The Australian Securities and Investments Commission (ASIC) has banned former Gleneagle Securities fund manager, Gregory Tolpigin, from providing financial services for three years for naked short selling.

Naked short selling is a practice when a person sells certain financial products such as shares that are not held and cannot be transferred to a buyer at the time the person places the sell orders.

According to the regulator, Tolpigin engaged in the naked short selling of shares on 150 occasions totalling over $7 million from between January and August, 2021.

Tolpigin, who did not own or borrow the shares at the time he placed the orders to sell them, sold shares on the Australian Securities Exchange (ASX) through accounts held with Gleneagle Securities and associated entities.

ASIC said that Tolpigin’s sales risked settlement failure in the event that he was unable to buy the shares back prior to settlement, for example if the shares had been suspended from trading.

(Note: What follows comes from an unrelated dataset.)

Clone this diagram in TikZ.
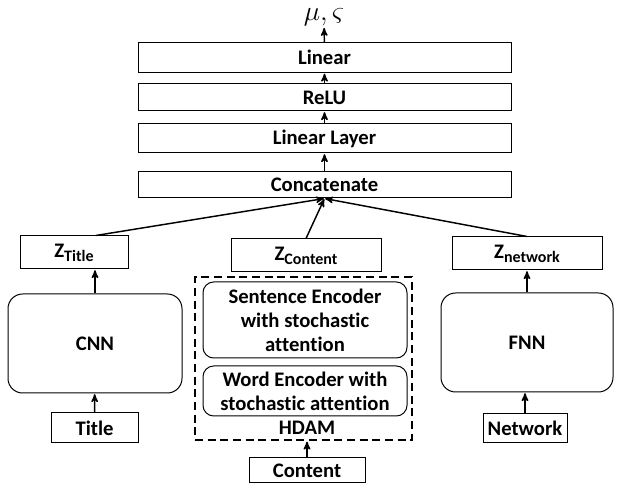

Therefore, in addition to being banned from providing financial services, Tolpigin has been also banned from controlling a financial services business or performing any function involved in carrying on a financial services business as an officer.

The regulator said it viewed the prohibition on naked short selling as an essential policy for the maintenance of financial market integrity.

“It reduces the risk of settlement failure, distortions to the operation of financial markets and abusive short selling that can artificially depress prices. It also improves the accuracy of information available to the market. ASIC will continue to identify non-compliance and take enforcement action where necessary,” it said in the statement.